*DATA LISTING*:
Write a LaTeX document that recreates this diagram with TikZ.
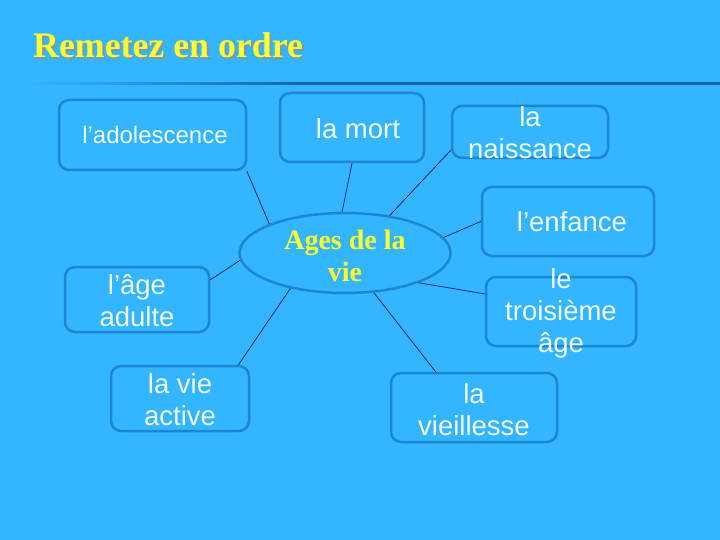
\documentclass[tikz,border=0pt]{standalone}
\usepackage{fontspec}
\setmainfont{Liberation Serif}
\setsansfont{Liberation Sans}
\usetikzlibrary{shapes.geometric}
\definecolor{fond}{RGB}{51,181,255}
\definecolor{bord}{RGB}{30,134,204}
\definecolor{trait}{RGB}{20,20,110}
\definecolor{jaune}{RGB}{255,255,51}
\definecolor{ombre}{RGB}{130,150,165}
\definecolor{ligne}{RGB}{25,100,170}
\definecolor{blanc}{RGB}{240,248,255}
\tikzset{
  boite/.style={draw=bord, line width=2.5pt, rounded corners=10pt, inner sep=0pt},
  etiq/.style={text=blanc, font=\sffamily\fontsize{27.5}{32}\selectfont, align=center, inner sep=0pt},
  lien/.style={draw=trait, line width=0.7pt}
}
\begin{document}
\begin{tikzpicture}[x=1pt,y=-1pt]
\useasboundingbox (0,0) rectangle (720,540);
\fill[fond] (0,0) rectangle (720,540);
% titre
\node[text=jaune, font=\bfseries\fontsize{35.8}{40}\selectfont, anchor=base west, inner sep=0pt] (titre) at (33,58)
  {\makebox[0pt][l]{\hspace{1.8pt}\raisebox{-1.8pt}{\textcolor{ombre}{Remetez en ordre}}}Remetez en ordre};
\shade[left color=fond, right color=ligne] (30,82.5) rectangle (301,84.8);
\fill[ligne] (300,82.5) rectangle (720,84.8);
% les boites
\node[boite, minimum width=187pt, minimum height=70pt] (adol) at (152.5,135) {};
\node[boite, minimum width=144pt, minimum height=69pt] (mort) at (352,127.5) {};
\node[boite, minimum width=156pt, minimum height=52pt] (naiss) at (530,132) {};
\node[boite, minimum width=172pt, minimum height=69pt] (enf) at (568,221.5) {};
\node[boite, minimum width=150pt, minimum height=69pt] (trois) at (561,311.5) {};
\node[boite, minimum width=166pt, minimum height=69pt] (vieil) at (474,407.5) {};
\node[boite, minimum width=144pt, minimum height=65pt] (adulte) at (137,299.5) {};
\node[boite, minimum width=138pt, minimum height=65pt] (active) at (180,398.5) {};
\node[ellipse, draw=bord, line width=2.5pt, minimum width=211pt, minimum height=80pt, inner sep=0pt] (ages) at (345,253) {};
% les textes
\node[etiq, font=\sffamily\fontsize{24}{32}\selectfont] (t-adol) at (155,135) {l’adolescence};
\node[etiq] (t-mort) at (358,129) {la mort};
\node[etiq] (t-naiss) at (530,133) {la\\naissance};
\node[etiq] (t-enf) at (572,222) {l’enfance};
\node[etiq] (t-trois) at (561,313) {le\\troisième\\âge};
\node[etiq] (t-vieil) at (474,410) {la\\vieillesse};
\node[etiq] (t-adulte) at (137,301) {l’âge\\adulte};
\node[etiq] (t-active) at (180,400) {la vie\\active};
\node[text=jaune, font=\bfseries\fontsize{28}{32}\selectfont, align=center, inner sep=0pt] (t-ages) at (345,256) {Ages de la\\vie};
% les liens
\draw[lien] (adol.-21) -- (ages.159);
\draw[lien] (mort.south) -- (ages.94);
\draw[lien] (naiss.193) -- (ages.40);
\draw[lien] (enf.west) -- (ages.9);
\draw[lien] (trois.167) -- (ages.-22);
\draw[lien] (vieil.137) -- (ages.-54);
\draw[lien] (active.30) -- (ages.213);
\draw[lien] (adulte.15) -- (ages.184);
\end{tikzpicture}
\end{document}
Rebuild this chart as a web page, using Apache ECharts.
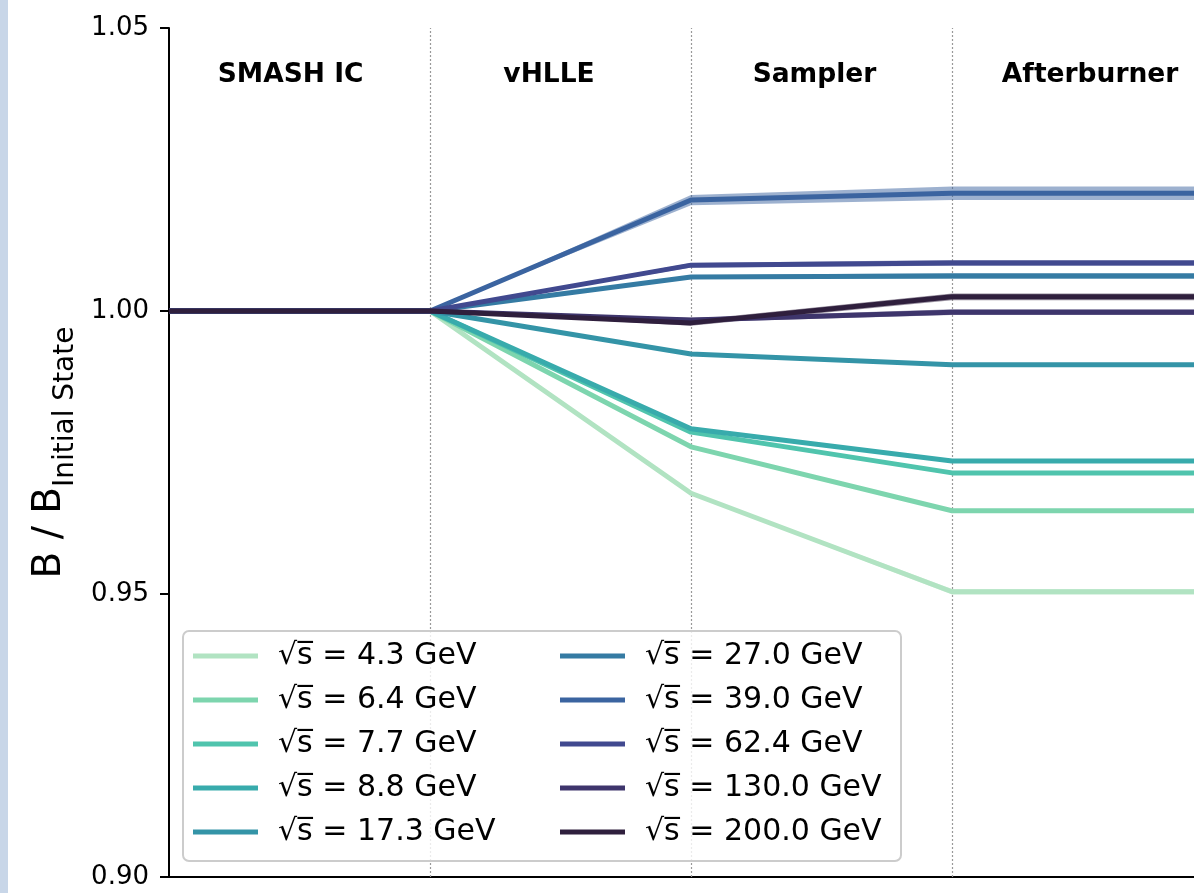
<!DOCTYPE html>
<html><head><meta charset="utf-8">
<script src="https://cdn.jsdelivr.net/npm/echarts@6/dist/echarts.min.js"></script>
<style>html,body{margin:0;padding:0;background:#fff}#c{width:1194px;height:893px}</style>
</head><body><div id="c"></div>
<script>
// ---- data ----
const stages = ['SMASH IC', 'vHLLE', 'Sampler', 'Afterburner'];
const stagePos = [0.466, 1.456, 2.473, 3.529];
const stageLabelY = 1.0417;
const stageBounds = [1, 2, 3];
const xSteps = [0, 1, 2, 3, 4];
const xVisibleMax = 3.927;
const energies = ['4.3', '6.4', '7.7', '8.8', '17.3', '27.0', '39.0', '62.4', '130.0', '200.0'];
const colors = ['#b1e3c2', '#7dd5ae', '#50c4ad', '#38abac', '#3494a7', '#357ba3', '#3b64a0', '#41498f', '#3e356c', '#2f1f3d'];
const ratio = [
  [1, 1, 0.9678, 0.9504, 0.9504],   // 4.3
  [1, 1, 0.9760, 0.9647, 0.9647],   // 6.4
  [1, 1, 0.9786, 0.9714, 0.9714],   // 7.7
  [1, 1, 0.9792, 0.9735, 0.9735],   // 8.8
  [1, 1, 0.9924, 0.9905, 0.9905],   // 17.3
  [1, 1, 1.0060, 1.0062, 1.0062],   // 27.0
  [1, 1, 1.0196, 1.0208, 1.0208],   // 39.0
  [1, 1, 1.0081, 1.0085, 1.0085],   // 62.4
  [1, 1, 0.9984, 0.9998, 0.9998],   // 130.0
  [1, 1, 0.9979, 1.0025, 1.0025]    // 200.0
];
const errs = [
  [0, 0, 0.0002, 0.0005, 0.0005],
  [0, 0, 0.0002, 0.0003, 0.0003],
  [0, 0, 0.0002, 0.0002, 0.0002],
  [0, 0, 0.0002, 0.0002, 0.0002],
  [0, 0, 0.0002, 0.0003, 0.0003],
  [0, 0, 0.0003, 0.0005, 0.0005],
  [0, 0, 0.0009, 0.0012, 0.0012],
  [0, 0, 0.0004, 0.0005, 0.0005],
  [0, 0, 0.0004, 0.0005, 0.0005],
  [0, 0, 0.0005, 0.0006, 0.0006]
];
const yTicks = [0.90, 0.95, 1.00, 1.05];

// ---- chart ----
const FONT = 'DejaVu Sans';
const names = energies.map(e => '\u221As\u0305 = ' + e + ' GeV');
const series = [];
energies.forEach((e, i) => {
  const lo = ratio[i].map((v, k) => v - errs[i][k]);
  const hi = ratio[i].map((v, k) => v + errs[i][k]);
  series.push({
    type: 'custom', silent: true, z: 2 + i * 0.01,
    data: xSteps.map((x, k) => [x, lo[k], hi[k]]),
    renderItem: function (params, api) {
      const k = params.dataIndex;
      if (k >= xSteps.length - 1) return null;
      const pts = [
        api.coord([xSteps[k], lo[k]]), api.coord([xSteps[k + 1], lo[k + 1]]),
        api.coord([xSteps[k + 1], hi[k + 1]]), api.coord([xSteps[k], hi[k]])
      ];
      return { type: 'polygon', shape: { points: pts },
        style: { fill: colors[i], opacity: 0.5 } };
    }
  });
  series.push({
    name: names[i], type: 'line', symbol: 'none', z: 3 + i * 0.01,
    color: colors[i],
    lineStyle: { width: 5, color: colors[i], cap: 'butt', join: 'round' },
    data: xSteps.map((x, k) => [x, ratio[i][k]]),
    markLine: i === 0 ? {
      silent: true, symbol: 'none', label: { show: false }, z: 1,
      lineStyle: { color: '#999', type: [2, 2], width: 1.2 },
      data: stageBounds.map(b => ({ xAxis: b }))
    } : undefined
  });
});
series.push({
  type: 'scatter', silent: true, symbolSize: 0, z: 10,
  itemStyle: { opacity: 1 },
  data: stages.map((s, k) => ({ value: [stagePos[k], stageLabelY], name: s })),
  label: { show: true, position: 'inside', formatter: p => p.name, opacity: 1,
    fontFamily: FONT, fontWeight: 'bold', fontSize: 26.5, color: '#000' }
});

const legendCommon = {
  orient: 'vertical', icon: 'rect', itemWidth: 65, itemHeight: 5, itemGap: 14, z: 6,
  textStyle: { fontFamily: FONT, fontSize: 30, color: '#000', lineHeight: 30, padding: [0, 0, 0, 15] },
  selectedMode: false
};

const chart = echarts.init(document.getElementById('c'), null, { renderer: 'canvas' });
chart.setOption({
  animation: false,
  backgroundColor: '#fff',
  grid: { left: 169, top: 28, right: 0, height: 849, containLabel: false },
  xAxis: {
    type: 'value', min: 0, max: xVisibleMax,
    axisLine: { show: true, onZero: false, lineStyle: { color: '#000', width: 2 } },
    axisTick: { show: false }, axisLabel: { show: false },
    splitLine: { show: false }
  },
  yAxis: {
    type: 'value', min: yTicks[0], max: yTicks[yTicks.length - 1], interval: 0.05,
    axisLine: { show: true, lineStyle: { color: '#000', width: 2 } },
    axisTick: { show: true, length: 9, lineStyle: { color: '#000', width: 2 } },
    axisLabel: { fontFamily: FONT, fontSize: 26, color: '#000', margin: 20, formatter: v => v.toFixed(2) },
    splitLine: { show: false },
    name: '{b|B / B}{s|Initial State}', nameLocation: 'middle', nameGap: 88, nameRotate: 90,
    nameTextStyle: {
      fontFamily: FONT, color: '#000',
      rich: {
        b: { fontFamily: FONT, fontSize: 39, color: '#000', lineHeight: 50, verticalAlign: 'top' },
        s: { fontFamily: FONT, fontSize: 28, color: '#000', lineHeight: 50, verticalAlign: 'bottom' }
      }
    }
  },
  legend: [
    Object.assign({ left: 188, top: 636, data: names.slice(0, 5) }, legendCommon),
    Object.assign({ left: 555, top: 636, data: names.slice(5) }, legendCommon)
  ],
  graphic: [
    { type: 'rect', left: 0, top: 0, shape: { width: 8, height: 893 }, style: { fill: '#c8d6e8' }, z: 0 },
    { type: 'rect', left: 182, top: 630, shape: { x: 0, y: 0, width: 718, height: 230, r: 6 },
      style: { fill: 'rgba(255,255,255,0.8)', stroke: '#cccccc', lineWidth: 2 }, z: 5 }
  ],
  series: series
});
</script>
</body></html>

*THE REQUEST*:
Say how many lines of the material contain the word "this", with no other text.

*WORKED ANSWER*:
2